● **Direction**:
Can you output, word for word, the lines between the one holding "Write a Python" and the one holding "3.9, 3.3, 2.8, 2.4, 2.1, 1.6, 1.2, 0.85, 0.55, 0.3, 0.1]", inclusive, leaving out any pictures?

● **Source data**:
::::

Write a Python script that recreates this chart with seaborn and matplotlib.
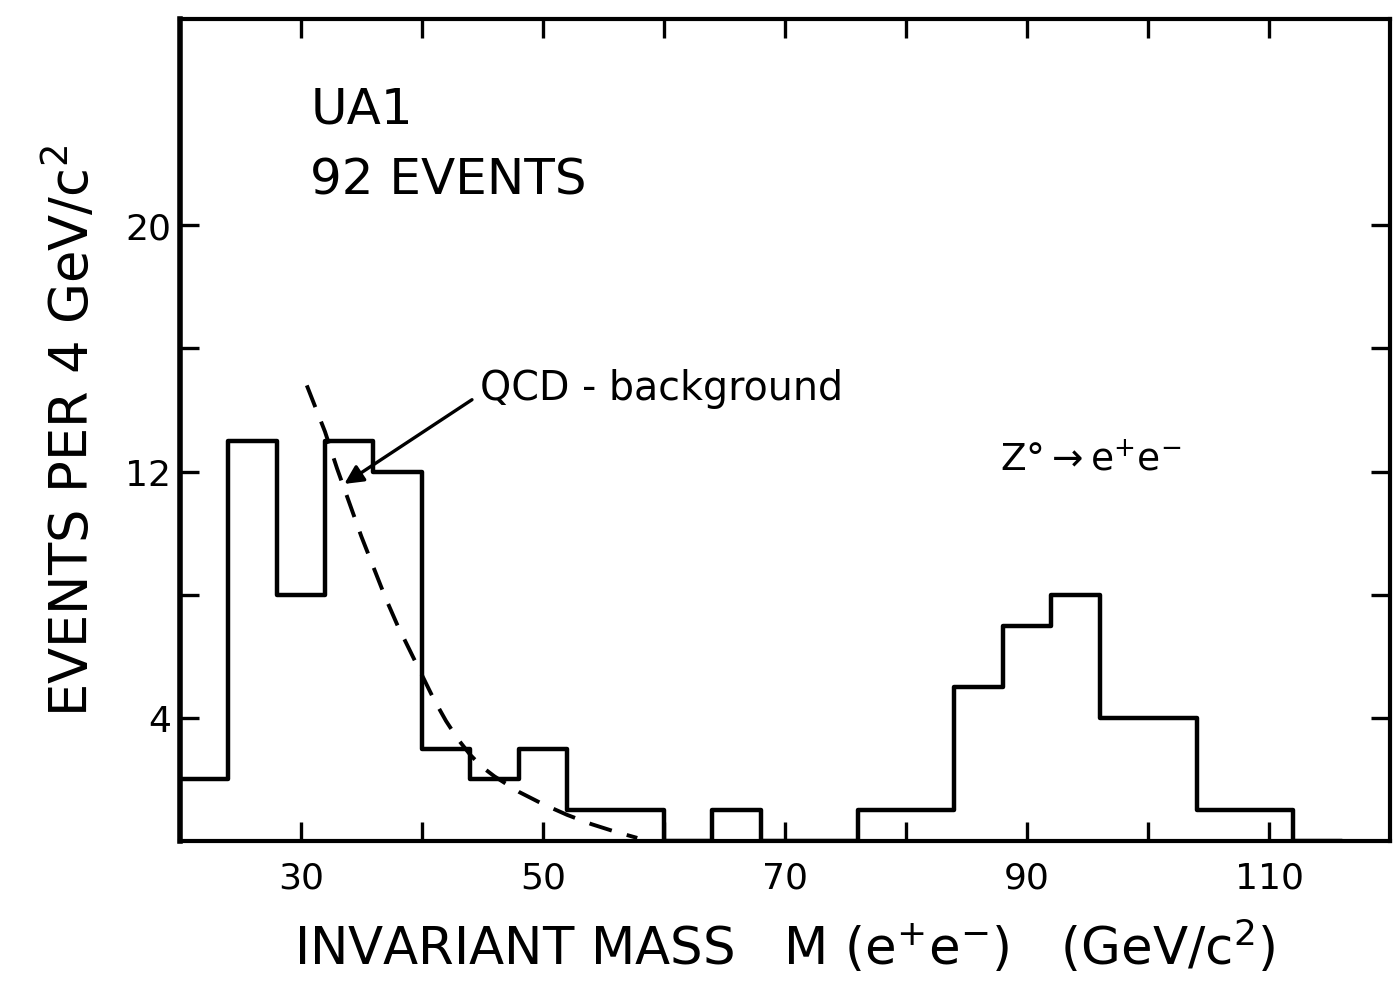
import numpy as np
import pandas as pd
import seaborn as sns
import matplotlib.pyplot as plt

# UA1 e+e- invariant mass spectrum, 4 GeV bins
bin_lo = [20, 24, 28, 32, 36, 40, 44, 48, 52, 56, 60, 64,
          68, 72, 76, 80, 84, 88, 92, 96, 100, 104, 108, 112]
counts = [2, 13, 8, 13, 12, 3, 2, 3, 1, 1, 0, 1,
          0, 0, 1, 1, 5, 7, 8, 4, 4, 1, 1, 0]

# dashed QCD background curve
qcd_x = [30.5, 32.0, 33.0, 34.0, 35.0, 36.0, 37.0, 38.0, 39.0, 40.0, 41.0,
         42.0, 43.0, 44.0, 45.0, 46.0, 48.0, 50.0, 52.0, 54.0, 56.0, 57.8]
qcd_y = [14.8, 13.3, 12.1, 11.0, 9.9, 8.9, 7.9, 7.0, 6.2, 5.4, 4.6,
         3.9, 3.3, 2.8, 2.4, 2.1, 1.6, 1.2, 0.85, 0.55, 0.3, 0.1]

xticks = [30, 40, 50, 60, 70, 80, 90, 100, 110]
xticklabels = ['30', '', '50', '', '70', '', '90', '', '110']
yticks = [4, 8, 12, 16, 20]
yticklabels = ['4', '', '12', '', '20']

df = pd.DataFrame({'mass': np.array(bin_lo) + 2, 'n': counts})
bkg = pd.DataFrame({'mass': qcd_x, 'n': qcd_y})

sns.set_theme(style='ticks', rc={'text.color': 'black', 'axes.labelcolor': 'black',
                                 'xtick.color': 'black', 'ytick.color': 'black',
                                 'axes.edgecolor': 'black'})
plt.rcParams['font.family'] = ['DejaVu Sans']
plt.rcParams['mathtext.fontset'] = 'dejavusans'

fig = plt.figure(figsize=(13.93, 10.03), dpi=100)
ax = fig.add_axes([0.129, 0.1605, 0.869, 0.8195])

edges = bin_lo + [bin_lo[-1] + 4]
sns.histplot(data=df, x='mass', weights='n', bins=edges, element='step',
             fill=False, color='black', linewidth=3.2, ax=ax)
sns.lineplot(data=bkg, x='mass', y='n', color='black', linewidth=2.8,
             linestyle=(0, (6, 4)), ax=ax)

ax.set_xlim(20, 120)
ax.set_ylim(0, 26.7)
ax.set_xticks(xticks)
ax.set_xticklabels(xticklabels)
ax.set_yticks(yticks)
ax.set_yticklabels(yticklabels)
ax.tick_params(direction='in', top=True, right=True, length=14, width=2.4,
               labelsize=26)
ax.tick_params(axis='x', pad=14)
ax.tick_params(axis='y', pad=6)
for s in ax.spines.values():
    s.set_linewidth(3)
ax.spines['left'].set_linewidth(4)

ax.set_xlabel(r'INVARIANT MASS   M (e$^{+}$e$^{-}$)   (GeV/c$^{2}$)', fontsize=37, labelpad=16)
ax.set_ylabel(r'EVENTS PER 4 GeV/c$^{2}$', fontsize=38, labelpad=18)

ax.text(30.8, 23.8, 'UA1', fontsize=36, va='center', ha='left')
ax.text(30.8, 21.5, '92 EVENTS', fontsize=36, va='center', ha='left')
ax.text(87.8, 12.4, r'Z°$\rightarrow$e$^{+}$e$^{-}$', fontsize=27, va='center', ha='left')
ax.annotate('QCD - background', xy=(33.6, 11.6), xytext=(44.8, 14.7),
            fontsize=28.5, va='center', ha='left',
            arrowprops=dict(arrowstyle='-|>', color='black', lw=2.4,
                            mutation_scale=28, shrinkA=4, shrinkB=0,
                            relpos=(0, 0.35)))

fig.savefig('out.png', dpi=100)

::::

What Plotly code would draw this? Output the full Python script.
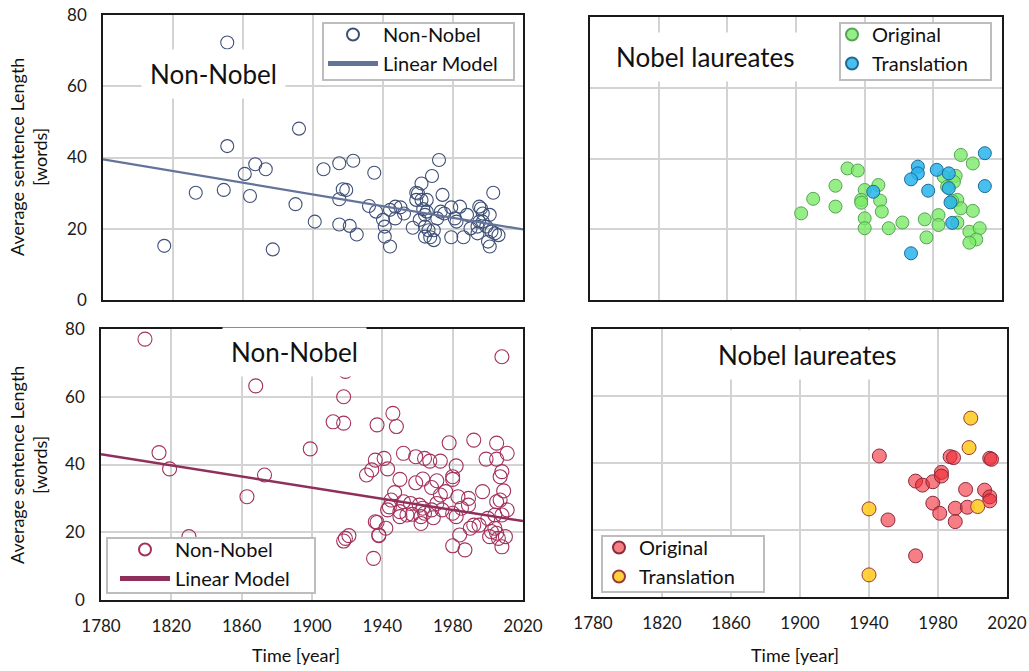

::::

● **Reply**:
Write a Python script that recreates this chart with seaborn and matplotlib.
import numpy as np
import pandas as pd
import seaborn as sns
import matplotlib.pyplot as plt

# UA1 e+e- invariant mass spectrum, 4 GeV bins
bin_lo = [20, 24, 28, 32, 36, 40, 44, 48, 52, 56, 60, 64,
          68, 72, 76, 80, 84, 88, 92, 96, 100, 104, 108, 112]
counts = [2, 13, 8, 13, 12, 3, 2, 3, 1, 1, 0, 1,
          0, 0, 1, 1, 5, 7, 8, 4, 4, 1, 1, 0]

# dashed QCD background curve
qcd_x = [30.5, 32.0, 33.0, 34.0, 35.0, 36.0, 37.0, 38.0, 39.0, 40.0, 41.0,
         42.0, 43.0, 44.0, 45.0, 46.0, 48.0, 50.0, 52.0, 54.0, 56.0, 57.8]
qcd_y = [14.8, 13.3, 12.1, 11.0, 9.9, 8.9, 7.9, 7.0, 6.2, 5.4, 4.6,
         3.9, 3.3, 2.8, 2.4, 2.1, 1.6, 1.2, 0.85, 0.55, 0.3, 0.1]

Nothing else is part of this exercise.